Disclaimer: this article contains spoilers for Mowgli: Legend of the Jungle.

Just two years after Disney’s live action remake of The Jungle Book, directed by Jon Favreau, Netflix has expanded its tendrils into the story with Mowgli: Legend of the Jungle, directed by Andy Serkis. Serkis’s Mowgli is a much darker take on Rudyard Kipling’s original narrative, and an even farther departure from the animated 1967 film.

Mowgli demonstrates the fundamental flaw with identity politics and the importance of value-based identity over holding to your identity. The fundamental question in this version of the Jungle Book story, more so than other versions, is whether Mowgli is a man or a wolf. Though born a human, he was raised as a wolf, and has fought to hold his own place as a true wolf.

The climax of the movie begins when Mowgli is expelled from the jungle and sent to the village. He doesn’t understand the language (unsurprising as he’s never heard it before) but still tries, after some resistance, to fit in with the men. He bonds with the white hunter as a result of their shared history with Shere Khan, but remains cautious.

Mowgli is explicit in acknowledging that he isn’t all man or all wolf, but something in between. This is the kind of nuance with which conservatives are comfortable. Mowgli is able to embrace what progressives might call his “identity” as a man, not shying away from all that entails—namely, running on two legs, and using a knife to fight Shere Khan, rather than his teeth and “claws” like might be expected of him if he really were a wolf.

Mowgli tries for a time to be all man, befriending the hunter. But ultimately, his values are incompatible with the man village. This is clearest when Mowgli discovers that the hunter killed his best friend, the albino wolf Bhoot. Having been practicing with the knife, and becoming more immersed in human culture, it is not until he sees his dead friend that he realizes fitting in with his so-called “identity” would mean rejecting his values.

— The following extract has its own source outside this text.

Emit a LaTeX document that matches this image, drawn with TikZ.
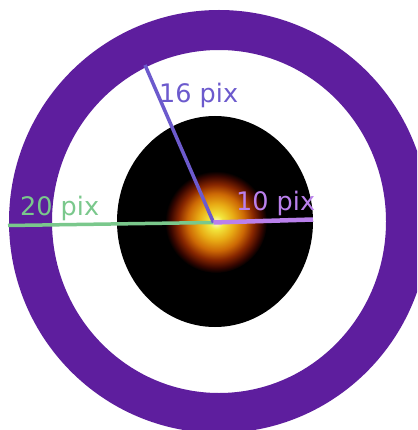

Mowgli chooses to give his allegiance to the Jungle, not to the Village of Man, yet acknowledges his past, embracing it and determining how it fits with his values. He uses the knife to fight Shere Khan but does not embrace the message of the Hunter who gave him the knife. In short, he embraces what Russell Kirk would call “affection for the proliferating variety and mystery of human existence,” or, one might say, “wolf existence.”

Acknowledging that one comes from a particular ethnic or religious background or that one’s gender affects one’s life is not an embrace of identity politics. We should instead determine what values will guide us, and hold fast to those, rather than allowing ourselves to be buffeted by whatever our culture says we should believe based on our gender or the color of our skin.